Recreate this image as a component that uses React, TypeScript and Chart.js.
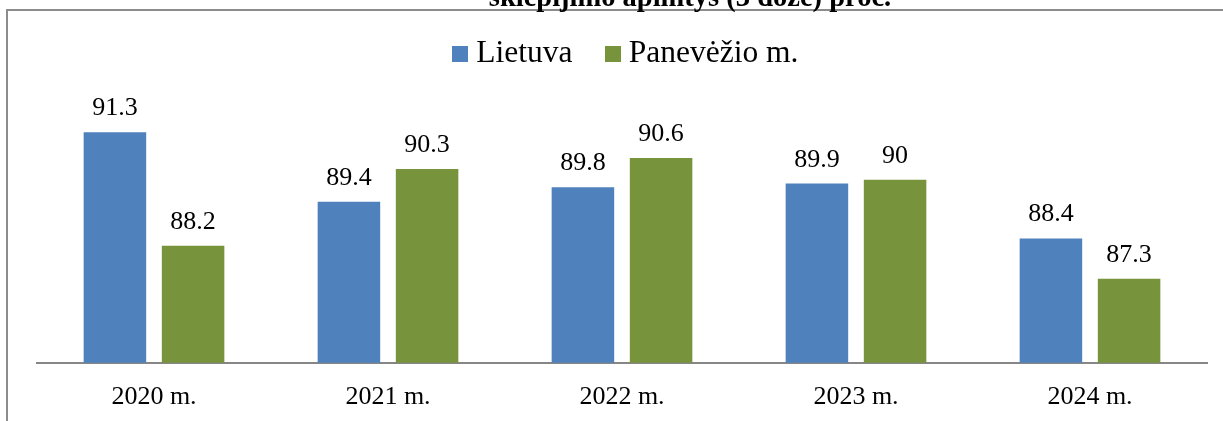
import React, { useEffect, useRef } from "react";
import { Chart, registerables } from "chart.js";

Chart.register(...registerables);

const categories = ["2020 m.", "2021 m.", "2022 m.", "2023 m.", "2024 m."];
const lietuva = [91.3, 89.4, 89.8, 89.9, 88.4];
const panevezys = [88.2, 90.3, 90.6, 90, 87.3];
const seriesNames = ["Lietuva", "Panevėžio m."];
const seriesColors = ["#4F81BD", "#77933C"];
const titleText = "skiepijimo apimtys (3 dozė) proc.";

const SERIF = "'Times New Roman', 'Liberation Serif', serif";
const CANVAS_W = 1223;
const CANVAS_H = 451;
const OFFSET_Y = 20;

function makeSwatch(color: string) {
  const c = document.createElement("canvas");
  c.width = 16;
  c.height = 16;
  const ctx = c.getContext("2d")!;
  ctx.fillStyle = color;
  ctx.fillRect(0, 0, 16, 16);
  return c;
}

const framePlugin = {
  id: "frameAndTitle",
  beforeLayout(chart: any) {
    const lg = chart.legend;
    if (lg && !lg._extraPatched) {
      const orig = lg.fit;
      lg.fit = function () {
        orig.call(this);
        this.height += 27.3;
      };
      lg._extraPatched = true;
    }
  },
  afterLayout(chart: any) {
    const lg = chart.legend;
    if (lg) {
      lg.left += 7;
      lg.right += 7;
    }
  },
  beforeDraw(chart: any) {
    const ctx = chart.ctx;
    ctx.save();
    ctx.strokeStyle = "#8c8c8c";
    ctx.lineWidth = 2;
    ctx.beginPath();
    ctx.moveTo(7, CANVAS_H);
    ctx.lineTo(7, OFFSET_Y + 10);
    ctx.lineTo(CANVAS_W, OFFSET_Y + 10);
    ctx.stroke();
    ctx.fillStyle = "#000";
    ctx.font = `bold 28.5px ${SERIF}`;
    ctx.textAlign = "center";
    ctx.textBaseline = "alphabetic";
    ctx.fillText(titleText, 690, OFFSET_Y + 6);
    ctx.restore();
  },
};

const labelPlugin = {
  id: "barValueLabels",
  afterDatasetsDraw(chart: any) {
    const ctx = chart.ctx;
    ctx.save();
    ctx.fillStyle = "#000";
    ctx.font = `26px ${SERIF}`;
    ctx.textAlign = "center";
    ctx.textBaseline = "alphabetic";
    chart.data.datasets.forEach((ds: any, di: number) => {
      const meta = chart.getDatasetMeta(di);
      meta.data.forEach((el: any, i: number) => {
        ctx.fillText(String(ds.data[i]), el.x, el.y - 17);
      });
    });
    ctx.restore();
  },
};

export default function App() {
  const ref = useRef<HTMLCanvasElement>(null);
  useEffect(() => {
    if (!ref.current) return;
    const swatches = seriesColors.map(makeSwatch);
    const chart = new Chart(ref.current, {
      type: "bar",
      data: {
        labels: categories,
        datasets: [
          {
            label: seriesNames[0],
            data: lietuva,
            backgroundColor: seriesColors[0],
            barPercentage: 0.8,
            categoryPercentage: 0.668,
          },
          {
            label: seriesNames[1],
            data: panevezys,
            backgroundColor: seriesColors[1],
            barPercentage: 0.8,
            categoryPercentage: 0.668,
          },
        ],
      },
      options: {
        animation: false,
        responsive: false,
        maintainAspectRatio: false,
        layout: { padding: { top: 18.4, left: 37, right: 16, bottom: 0 } },
        plugins: {
          title: { display: false },
          tooltip: { enabled: false },
          legend: {
            display: true,
            position: "top",
            labels: {
              usePointStyle: true,
              boxWidth: 1,
              boxHeight: 16,
              padding: 39.5,
              color: "#000",
              font: { family: SERIF, size: 31.5 },
              generateLabels(chart: any) {
                const items = Chart.defaults.plugins.legend.labels.generateLabels(chart);
                items.forEach((it: any, i: number) => {
                  it.pointStyle = swatches[i];
                });
                return items;
              },
            },
          },
        },
        scales: {
          x: {
            grid: { display: false, drawTicks: false },
            border: { display: true, color: "#868686", width: 2 },
            ticks: {
              color: "#000",
              padding: 18.5,
              font: { family: SERIF, size: 26 },
            },
          },
          y: {
            display: false,
            min: 85,
            max: 92,
          },
        },
      },
      plugins: [framePlugin, labelPlugin],
    });
    return () => chart.destroy();
  }, []);
  return (
    <div
      style={{
        position: "fixed",
        left: 0,
        top: 0,
        width: 1223,
        height: 421,
        overflow: "hidden",
        background: "#fff",
      }}
    >
      <canvas
        ref={ref}
        width={CANVAS_W}
        height={CANVAS_H}
        style={{
          position: "absolute",
          left: 0,
          top: -OFFSET_Y,
          width: CANVAS_W,
          height: CANVAS_H,
        }}
      />
    </div>
  );
}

---*---

_THE PROBLEM_. Print the listing above in full, exactly as written. Omit any pictures.

_ANSWER TO THIS TASK_.
Recreate this image as a component that uses React, TypeScript and Chart.js.
import React, { useEffect, useRef } from "react";
import { Chart, registerables } from "chart.js";

Chart.register(...registerables);

const categories = ["2020 m.", "2021 m.", "2022 m.", "2023 m.", "2024 m."];
const lietuva = [91.3, 89.4, 89.8, 89.9, 88.4];
const panevezys = [88.2, 90.3, 90.6, 90, 87.3];
const seriesNames = ["Lietuva", "Panevėžio m."];
const seriesColors = ["#4F81BD", "#77933C"];
const titleText = "skiepijimo apimtys (3 dozė) proc.";

const SERIF = "'Times New Roman', 'Liberation Serif', serif";
const CANVAS_W = 1223;
const CANVAS_H = 451;
const OFFSET_Y = 20;

function makeSwatch(color: string) {
  const c = document.createElement("canvas");
  c.width = 16;
  c.height = 16;
  const ctx = c.getContext("2d")!;
  ctx.fillStyle = color;
  ctx.fillRect(0, 0, 16, 16);
  return c;
}

const framePlugin = {
  id: "frameAndTitle",
  beforeLayout(chart: any) {
    const lg = chart.legend;
    if (lg && !lg._extraPatched) {
      const orig = lg.fit;
      lg.fit = function () {
        orig.call(this);
        this.height += 27.3;
      };
      lg._extraPatched = true;
    }
  },
  afterLayout(chart: any) {
    const lg = chart.legend;
    if (lg) {
      lg.left += 7;
      lg.right += 7;
    }
  },
  beforeDraw(chart: any) {
    const ctx = chart.ctx;
    ctx.save();
    ctx.strokeStyle = "#8c8c8c";
    ctx.lineWidth = 2;
    ctx.beginPath();
    ctx.moveTo(7, CANVAS_H);
    ctx.lineTo(7, OFFSET_Y + 10);
    ctx.lineTo(CANVAS_W, OFFSET_Y + 10);
    ctx.stroke();
    ctx.fillStyle = "#000";
    ctx.font = `bold 28.5px ${SERIF}`;
    ctx.textAlign = "center";
    ctx.textBaseline = "alphabetic";
    ctx.fillText(titleText, 690, OFFSET_Y + 6);
    ctx.restore();
  },
};

const labelPlugin = {
  id: "barValueLabels",
  afterDatasetsDraw(chart: any) {
    const ctx = chart.ctx;
    ctx.save();
    ctx.fillStyle = "#000";
    ctx.font = `26px ${SERIF}`;
    ctx.textAlign = "center";
    ctx.textBaseline = "alphabetic";
    chart.data.datasets.forEach((ds: any, di: number) => {
      const meta = chart.getDatasetMeta(di);
      meta.data.forEach((el: any, i: number) => {
        ctx.fillText(String(ds.data[i]), el.x, el.y - 17);
      });
    });
    ctx.restore();
  },
};

export default function App() {
  const ref = useRef<HTMLCanvasElement>(null);
  useEffect(() => {
    if (!ref.current) return;
    const swatches = seriesColors.map(makeSwatch);
    const chart = new Chart(ref.current, {
      type: "bar",
      data: {
        labels: categories,
        datasets: [
          {
            label: seriesNames[0],
            data: lietuva,
            backgroundColor: seriesColors[0],
            barPercentage: 0.8,
            categoryPercentage: 0.668,
          },
          {
            label: seriesNames[1],
            data: panevezys,
            backgroundColor: seriesColors[1],
            barPercentage: 0.8,
            categoryPercentage: 0.668,
          },
        ],
      },
      options: {
        animation: false,
        responsive: false,
        maintainAspectRatio: false,
        layout: { padding: { top: 18.4, left: 37, right: 16, bottom: 0 } },
        plugins: {
          title: { display: false },
          tooltip: { enabled: false },
          legend: {
            display: true,
            position: "top",
            labels: {
              usePointStyle: true,
              boxWidth: 1,
              boxHeight: 16,
              padding: 39.5,
              color: "#000",
              font: { family: SERIF, size: 31.5 },
              generateLabels(chart: any) {
                const items = Chart.defaults.plugins.legend.labels.generateLabels(chart);
                items.forEach((it: any, i: number) => {
                  it.pointStyle = swatches[i];
                });
                return items;
              },
            },
          },
        },
        scales: {
          x: {
            grid: { display: false, drawTicks: false },
            border: { display: true, color: "#868686", width: 2 },
            ticks: {
              color: "#000",
              padding: 18.5,
              font: { family: SERIF, size: 26 },
            },
          },
          y: {
            display: false,
            min: 85,
            max: 92,
          },
        },
      },
      plugins: [framePlugin, labelPlugin],
    });
    return () => chart.destroy();
  }, []);
  return (
    <div
      style={{
        position: "fixed",
        left: 0,
        top: 0,
        width: 1223,
        height: 421,
        overflow: "hidden",
        background: "#fff",
      }}
    >
      <canvas
        ref={ref}
        width={CANVAS_W}
        height={CANVAS_H}
        style={{
          position: "absolute",
          left: 0,
          top: -OFFSET_Y,
          width: CANVAS_W,
          height: CANVAS_H,
        }}
      />
    </div>
  );
}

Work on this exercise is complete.